SET EXERCISE: Make an exact transcription of the material, leaving out all images.

****************

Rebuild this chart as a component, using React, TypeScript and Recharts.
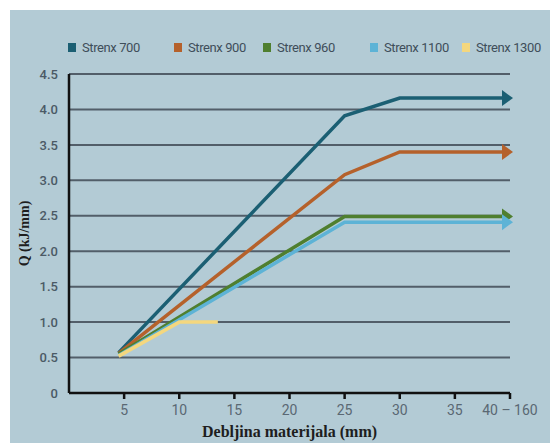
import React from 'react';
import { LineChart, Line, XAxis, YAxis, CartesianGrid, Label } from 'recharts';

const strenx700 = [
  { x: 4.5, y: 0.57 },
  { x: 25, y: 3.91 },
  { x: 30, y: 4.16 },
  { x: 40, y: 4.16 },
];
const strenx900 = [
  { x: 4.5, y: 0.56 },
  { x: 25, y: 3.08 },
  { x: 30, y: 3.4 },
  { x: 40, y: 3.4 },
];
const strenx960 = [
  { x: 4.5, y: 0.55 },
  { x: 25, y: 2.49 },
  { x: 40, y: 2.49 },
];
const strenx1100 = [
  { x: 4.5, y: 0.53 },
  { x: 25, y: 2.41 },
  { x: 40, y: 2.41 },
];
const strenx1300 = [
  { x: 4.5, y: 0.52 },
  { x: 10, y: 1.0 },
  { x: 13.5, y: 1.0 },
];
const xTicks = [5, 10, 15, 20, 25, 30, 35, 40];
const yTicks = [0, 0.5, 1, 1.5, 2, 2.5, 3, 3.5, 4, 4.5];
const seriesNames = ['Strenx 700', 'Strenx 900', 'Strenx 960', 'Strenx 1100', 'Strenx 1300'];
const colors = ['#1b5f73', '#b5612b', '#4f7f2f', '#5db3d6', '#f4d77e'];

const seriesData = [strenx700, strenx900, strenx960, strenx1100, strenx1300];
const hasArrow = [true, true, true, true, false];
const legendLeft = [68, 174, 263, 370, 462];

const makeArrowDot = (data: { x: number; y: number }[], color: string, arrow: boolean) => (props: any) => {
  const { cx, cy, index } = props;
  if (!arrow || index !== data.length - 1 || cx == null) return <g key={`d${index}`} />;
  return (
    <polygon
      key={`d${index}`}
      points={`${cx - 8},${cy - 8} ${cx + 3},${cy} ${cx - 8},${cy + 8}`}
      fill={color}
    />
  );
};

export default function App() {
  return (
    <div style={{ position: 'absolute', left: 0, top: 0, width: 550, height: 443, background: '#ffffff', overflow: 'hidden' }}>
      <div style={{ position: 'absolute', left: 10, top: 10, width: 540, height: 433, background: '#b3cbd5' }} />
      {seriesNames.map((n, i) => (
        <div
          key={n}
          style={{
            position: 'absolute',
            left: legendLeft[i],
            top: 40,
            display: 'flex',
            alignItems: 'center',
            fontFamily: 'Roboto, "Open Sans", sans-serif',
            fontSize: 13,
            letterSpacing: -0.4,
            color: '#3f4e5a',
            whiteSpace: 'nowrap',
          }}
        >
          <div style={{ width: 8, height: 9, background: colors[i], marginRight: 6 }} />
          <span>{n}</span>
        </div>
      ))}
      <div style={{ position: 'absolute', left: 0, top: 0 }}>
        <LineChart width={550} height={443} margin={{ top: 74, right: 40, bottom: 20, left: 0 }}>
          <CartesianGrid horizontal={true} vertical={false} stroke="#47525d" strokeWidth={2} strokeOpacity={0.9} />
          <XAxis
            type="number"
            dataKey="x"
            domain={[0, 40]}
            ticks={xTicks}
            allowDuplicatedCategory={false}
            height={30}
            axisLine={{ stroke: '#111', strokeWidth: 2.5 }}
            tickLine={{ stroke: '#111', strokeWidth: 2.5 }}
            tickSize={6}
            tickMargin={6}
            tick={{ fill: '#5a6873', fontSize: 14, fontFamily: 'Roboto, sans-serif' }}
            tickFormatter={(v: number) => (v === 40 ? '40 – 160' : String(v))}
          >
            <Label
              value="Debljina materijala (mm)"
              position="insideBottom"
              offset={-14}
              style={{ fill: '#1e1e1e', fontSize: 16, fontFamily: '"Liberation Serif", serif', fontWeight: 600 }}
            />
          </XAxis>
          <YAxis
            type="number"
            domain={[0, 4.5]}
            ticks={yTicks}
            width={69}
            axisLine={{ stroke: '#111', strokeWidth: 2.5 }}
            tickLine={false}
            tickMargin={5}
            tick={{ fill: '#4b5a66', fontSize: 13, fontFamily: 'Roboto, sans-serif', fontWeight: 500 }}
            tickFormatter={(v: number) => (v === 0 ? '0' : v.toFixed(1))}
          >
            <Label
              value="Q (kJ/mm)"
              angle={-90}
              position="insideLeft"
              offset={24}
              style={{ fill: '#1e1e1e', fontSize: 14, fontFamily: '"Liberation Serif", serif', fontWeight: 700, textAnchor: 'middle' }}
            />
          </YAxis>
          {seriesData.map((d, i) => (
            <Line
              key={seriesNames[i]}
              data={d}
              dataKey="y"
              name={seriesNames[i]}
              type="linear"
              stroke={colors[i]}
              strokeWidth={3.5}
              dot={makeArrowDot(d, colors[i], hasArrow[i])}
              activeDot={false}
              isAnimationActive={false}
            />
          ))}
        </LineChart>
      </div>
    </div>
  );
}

****************

REPLY TO THE TASK:
Rebuild this chart as a component, using React, TypeScript and Recharts.
import React from 'react';
import { LineChart, Line, XAxis, YAxis, CartesianGrid, Label } from 'recharts';

const strenx700 = [
  { x: 4.5, y: 0.57 },
  { x: 25, y: 3.91 },
  { x: 30, y: 4.16 },
  { x: 40, y: 4.16 },
];
const strenx900 = [
  { x: 4.5, y: 0.56 },
  { x: 25, y: 3.08 },
  { x: 30, y: 3.4 },
  { x: 40, y: 3.4 },
];
const strenx960 = [
  { x: 4.5, y: 0.55 },
  { x: 25, y: 2.49 },
  { x: 40, y: 2.49 },
];
const strenx1100 = [
  { x: 4.5, y: 0.53 },
  { x: 25, y: 2.41 },
  { x: 40, y: 2.41 },
];
const strenx1300 = [
  { x: 4.5, y: 0.52 },
  { x: 10, y: 1.0 },
  { x: 13.5, y: 1.0 },
];
const xTicks = [5, 10, 15, 20, 25, 30, 35, 40];
const yTicks = [0, 0.5, 1, 1.5, 2, 2.5, 3, 3.5, 4, 4.5];
const seriesNames = ['Strenx 700', 'Strenx 900', 'Strenx 960', 'Strenx 1100', 'Strenx 1300'];
const colors = ['#1b5f73', '#b5612b', '#4f7f2f', '#5db3d6', '#f4d77e'];

const seriesData = [strenx700, strenx900, strenx960, strenx1100, strenx1300];
const hasArrow = [true, true, true, true, false];
const legendLeft = [68, 174, 263, 370, 462];

const makeArrowDot = (data: { x: number; y: number }[], color: string, arrow: boolean) => (props: any) => {
  const { cx, cy, index } = props;
  if (!arrow || index !== data.length - 1 || cx == null) return <g key={`d${index}`} />;
  return (
    <polygon
      key={`d${index}`}
      points={`${cx - 8},${cy - 8} ${cx + 3},${cy} ${cx - 8},${cy + 8}`}
      fill={color}
    />
  );
};

export default function App() {
  return (
    <div style={{ position: 'absolute', left: 0, top: 0, width: 550, height: 443, background: '#ffffff', overflow: 'hidden' }}>
      <div style={{ position: 'absolute', left: 10, top: 10, width: 540, height: 433, background: '#b3cbd5' }} />
      {seriesNames.map((n, i) => (
        <div
          key={n}
          style={{
            position: 'absolute',
            left: legendLeft[i],
            top: 40,
            display: 'flex',
            alignItems: 'center',
            fontFamily: 'Roboto, "Open Sans", sans-serif',
            fontSize: 13,
            letterSpacing: -0.4,
            color: '#3f4e5a',
            whiteSpace: 'nowrap',
          }}
        >
          <div style={{ width: 8, height: 9, background: colors[i], marginRight: 6 }} />
          <span>{n}</span>
        </div>
      ))}
      <div style={{ position: 'absolute', left: 0, top: 0 }}>
        <LineChart width={550} height={443} margin={{ top: 74, right: 40, bottom: 20, left: 0 }}>
          <CartesianGrid horizontal={true} vertical={false} stroke="#47525d" strokeWidth={2} strokeOpacity={0.9} />
          <XAxis
            type="number"
            dataKey="x"
            domain={[0, 40]}
            ticks={xTicks}
            allowDuplicatedCategory={false}
            height={30}
            axisLine={{ stroke: '#111', strokeWidth: 2.5 }}
            tickLine={{ stroke: '#111', strokeWidth: 2.5 }}
            tickSize={6}
            tickMargin={6}
            tick={{ fill: '#5a6873', fontSize: 14, fontFamily: 'Roboto, sans-serif' }}
            tickFormatter={(v: number) => (v === 40 ? '40 – 160' : String(v))}
          >
            <Label
              value="Debljina materijala (mm)"
              position="insideBottom"
              offset={-14}
              style={{ fill: '#1e1e1e', fontSize: 16, fontFamily: '"Liberation Serif", serif', fontWeight: 600 }}
            />
          </XAxis>
          <YAxis
            type="number"
            domain={[0, 4.5]}
            ticks={yTicks}
            width={69}
            axisLine={{ stroke: '#111', strokeWidth: 2.5 }}
            tickLine={false}
            tickMargin={5}
            tick={{ fill: '#4b5a66', fontSize: 13, fontFamily: 'Roboto, sans-serif', fontWeight: 500 }}
            tickFormatter={(v: number) => (v === 0 ? '0' : v.toFixed(1))}
          >
            <Label
              value="Q (kJ/mm)"
              angle={-90}
              position="insideLeft"
              offset={24}
              style={{ fill: '#1e1e1e', fontSize: 14, fontFamily: '"Liberation Serif", serif', fontWeight: 700, textAnchor: 'middle' }}
            />
          </YAxis>
          {seriesData.map((d, i) => (
            <Line
              key={seriesNames[i]}
              data={d}
              dataKey="y"
              name={seriesNames[i]}
              type="linear"
              stroke={colors[i]}
              strokeWidth={3.5}
              dot={makeArrowDot(d, colors[i], hasArrow[i])}
              activeDot={false}
              isAnimationActive={false}
            />
          ))}
        </LineChart>
      </div>
    </div>
  );
}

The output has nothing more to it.